Generally, employees need to make such requests 30 days in advance (assuming the need – such as pregnancy – is foreseeable), but some employers may require even longer notices. Any employee who returns from FMLA leave must be restored to his/her original job (or an equivalent position) with equivalent pay, benefits, and other terms and conditions of employment.
Residents often tell me that when they’ve asked a prospective employer about “paid parental leave,” they’ve been told the job offers FMLA protections. I am uncertain if interviewers realize that many take this as confirmation of paid leave. Interpreted correctly, however, the statement means, “Yes, you may leave – but don’t expect to get paid while you’re gone.”
Upon recently accepting a job, a physician I know was handed a two-page contract and told to reference the faculty manual for further details. The manual, which stated that faculty members were entitled to six weeks of paid maternity leave, listed no restrictions.
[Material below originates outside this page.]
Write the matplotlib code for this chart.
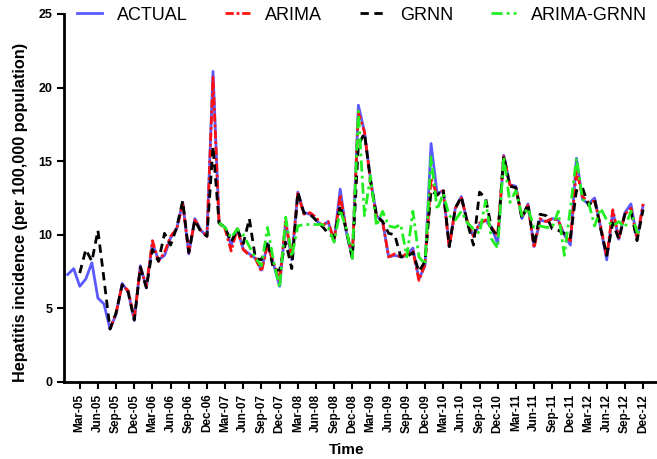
import numpy as np
import matplotlib
matplotlib.use("Agg")
import matplotlib.pyplot as plt

plt.rcParams['font.family'] = ['Liberation Sans', 'DejaVu Sans']

# monthly data, Jan-05 .. Dec-12 (index 0..95)
actual = [7.3, 7.7, 6.5, 7.0, 8.1, 5.7, 5.3, 3.6, 4.6, 6.7, 6.1, 4.2,
          7.9, 6.4, 9.4, 8.3, 8.6, 9.8, 10.4, 12.2, 8.7, 11.1, 10.3, 9.9,
          21.1, 10.8, 10.5, 9.3, 10.4, 9.0, 8.7, 8.4, 7.6, 9.4, 8.0, 6.5,
          10.9, 8.3, 12.9, 11.5, 11.4, 11.0, 10.6, 10.9, 9.6, 13.1, 10.2, 8.4,
          18.8, 17.0, 13.8, 11.3, 10.9, 8.5, 8.6, 8.5, 8.6, 9.1, 7.0, 7.9,
          16.2, 12.8, 13.0, 9.2, 11.8, 12.6, 10.8, 9.9, 10.7, 11.0, 10.5, 9.4,
          15.4, 13.4, 13.3, 11.1, 12.1, 9.2, 11.0, 10.9, 11.1, 11.0, 10.0, 9.3,
          15.2, 12.4, 12.1, 12.5, 10.5, 8.3, 11.6, 9.7, 11.5, 12.1, 9.7, 12.0]

arima_start = 7
arima = [3.6, 4.7, 6.6, 6.2, 4.3,
         7.8, 6.5, 9.6, 8.2, 8.8, 9.9, 10.4, 12.1, 8.8, 11.0, 10.3, 9.9,
         20.7, 10.8, 10.4, 8.9, 10.4, 9.0, 8.6, 8.4, 7.5, 9.3, 8.1, 6.9,
         10.9, 8.4, 12.8, 11.4, 11.5, 11.2, 10.6, 10.9, 9.6, 12.7, 10.3, 8.5,
         18.3, 17.0, 13.6, 11.2, 10.9, 8.5, 8.7, 8.5, 8.7, 8.9, 6.9, 8.0,
         13.8, 12.7, 13.0, 9.1, 11.8, 12.5, 10.9, 9.9, 10.8, 11.0, 10.5, 9.9,
         15.4, 13.4, 13.2, 11.2, 12.0, 9.1, 11.1, 10.9, 11.1, 11.0, 9.9, 9.6,
         14.4, 12.6, 12.2, 12.3, 10.6, 8.5, 11.7, 9.8, 11.4, 11.8, 9.7, 12.1]

grnn_start = 2
grnn = [7.4, 9.0, 8.2, 10.3, 7.0, 3.6, 4.7, 6.6, 6.1, 4.2,
        7.8, 6.4, 9.0, 8.2, 10.1, 9.3, 10.5, 12.3, 8.8, 11.0, 10.2, 9.9,
        16.0, 10.8, 10.5, 9.5, 10.4, 9.4, 11.1, 8.4, 8.3, 9.6, 7.6, 7.6,
        9.5, 7.7, 12.9, 11.5, 11.4, 11.0, 10.6, 10.1, 9.8, 12.0, 10.3, 8.4,
        16.1, 16.9, 13.7, 11.3, 10.9, 10.1, 10.0, 8.5, 8.5, 8.8, 7.5, 8.2,
        13.0, 12.7, 13.1, 9.2, 11.8, 12.6, 10.8, 9.3, 12.9, 12.5, 10.4, 9.9,
        15.4, 13.3, 13.2, 11.1, 12.1, 9.3, 11.4, 11.3, 10.4, 10.3, 10.1, 9.8,
        13.0, 13.2, 12.0, 12.4, 10.4, 8.6, 10.8, 9.7, 11.4, 11.6, 9.6, 11.7]

hybrid_start = 25
hybrid = [10.8, 10.5, 9.8, 10.4, 10.0, 9.2, 8.4, 7.9, 10.5, 8.2, 6.4,
          11.2, 8.5, 10.6, 10.7, 10.7, 10.7, 10.7, 10.5, 9.5, 11.7, 10.4, 8.4,
          18.4, 11.3, 14.0, 10.6, 11.6, 10.6, 10.5, 10.7, 8.5, 11.6, 8.5, 8.0,
          15.3, 11.7, 12.8, 11.3, 11.0, 11.6, 10.8, 10.4, 10.1, 12.3, 9.7, 9.1,
          15.3, 12.2, 13.0, 11.3, 11.8, 10.5, 10.6, 10.5, 10.5, 11.6, 8.6, 11.8,
          15.2, 12.4, 12.2, 10.6, 11.8, 11.0, 10.6, 10.9, 10.5, 11.6, 10.2, 10.0]

tick_labels = ['Mar-05', 'Jun-05', 'Sep-05', 'Dec-05', 'Mar-06', 'Jun-06', 'Sep-06', 'Dec-06',
               'Mar-07', 'Jun-07', 'Sep-07', 'Dec-07', 'Mar-08', 'Jun-08', 'Sep-08', 'Dec-08',
               'Mar-09', 'Jun-09', 'Sep-09', 'Dec-09', 'Mar-10', 'Jun-10', 'Sep-10', 'Dec-10',
               'Mar-11', 'Jun-11', 'Sep-11', 'Dec-11', 'Mar-12', 'Jun-12', 'Sep-12', 'Dec-12']

fig = plt.figure(figsize=(6.57, 4.59), dpi=100)
ax = fig.add_axes([64/657, 77/459, 593/657, 368/459])

ax.plot(np.arange(len(actual)), actual, color='#5a5aff', lw=2, label='ACTUAL')
ax.plot(np.arange(arima_start, arima_start+len(arima)), arima, color='#ff1010', lw=2,
        ls=(0, (3, 1, 1, 1)), label='ARIMA')
ax.plot(np.arange(grnn_start, grnn_start+len(grnn)), grnn, color='black', lw=2,
        ls=(0, (3, 2)), label='GRNN')
ax.plot(np.arange(hybrid_start, hybrid_start+len(hybrid)), hybrid, color='#22ee22', lw=2,
        ls=(0, (4, 1.5, 1, 1.5)), label='ARIMA-GRNN')

ax.set_xlim(-0.6, 97.3)
ax.set_ylim(0, 25)
ax.set_yticks([0, 5, 10, 15, 20, 25])
ax.set_xticks(np.arange(2, 96, 3))
ax.set_xticklabels(tick_labels, rotation=90, fontsize=8.5, fontweight='bold')
for lab in ax.get_yticklabels():
    lab.set_fontsize(9)
    lab.set_fontweight('bold')
ax.tick_params(axis='both', direction='out', length=5, width=1.5)

for s in ['top', 'right']:
    ax.spines[s].set_visible(False)
for s in ['left', 'bottom']:
    ax.spines[s].set_linewidth(2)

ax.set_ylabel('Hepatitis incidence (per 100,000 population)', fontsize=11.7, fontweight='bold')
ax.yaxis.set_label_coords(-0.061, 0.462)
fig.text(347/657, 1-450/459, 'Time', ha='center', va='center', fontsize=11, fontweight='bold')

fig.legend(loc='center left', bbox_to_anchor=(77/657, 1-15/459), ncol=4, frameon=False,
           fontsize=13, handlelength=1.4, handletextpad=0.8, columnspacing=2.1,
           borderpad=0, borderaxespad=0)

plt.savefig('out.png', dpi=100)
However, when she arrived at her new job four months pregnant, she was told that she was ineligible for FMLA. Her employer explained that she did not qualify because she would not have worked there for one year or 1,250 hours by the time her child was born.
In this case, it was up to the employee to school the employer on the law. She explained that her contract and FMLA were mutually exclusive – that is, the terms of her contract alone qualified her for paid leave.
Paid leave is most commonly found in academic and hospital contracts. It can be more difficult to find this benefit in groups whose salaries are based on relative value unit (RVU) productivity or physician staffing groups/contract management groups. Some productivity-based groups argue that paid leave unfairly burdens working physicians, who essentially are forced to finance another employee’s leave with the RVUs they earn during his/her absence. Independent contractors are unlikely to find a contract with paid parental leave.
There are alternatives to traditional paid parental leave. Some employers, most commonly staffing groups, and physician groups offer low-interest loans to help physicians finance family leave. Commonly, these loan payments are withdrawn directly from the employee’s paycheck when he/she returns to work. Other physicians are able to “bank” paid sick leave and use their sick leave to fund their parental leave.
Paid leave can be negotiated. A successful negotiation often depends upon the demand for the position. A group with ten interested people for every job is much less willing to negotiate than a group that is having a difficult time filling its positions. Physicians who are paid hourly prior to becoming a partner may be in a better position to negotiate paid leave. Presumably, the RVUs a new employee bills will outpace his/her hourly wage. In such cases, the group can use those profits to subsidize the employee’s leave without affecting fellow physicians’ RVU compensation.
FMLA does not pertain to employers with less than 50 employees. Many small groups fall under this exemption. Therefore, these groups are not required to give any leave. In fact, some groups are small enough that they may not have enough physicians to cover the missed shifts.
There are many different “practices” of emergency medicine from being an independent contractor, an employee of a staffing group, or a partner in a democratic group, just to mention a few. Our varied types of practice make it difficult to have a one size fits all answer to paid parental leave, which is why it is so important for physicians to discuss the parameters of parental leave with their new groups/employers and to make sure it is addressed in their contracts.
Resident: Wow. I thought I was getting paid parental leave. Do I really have any power to ask for paid leave?
Me: YES! You bring a valuable skill set to the table. You have many job opportunities available to you. Although, not every negotiation will be successful, you should not fear negotiation. It is part of the contracting process. If you do not ask for paid parental leave it will not be given to you. The more physicians negotiate for paid parental leave the more common place it will become in our contracts.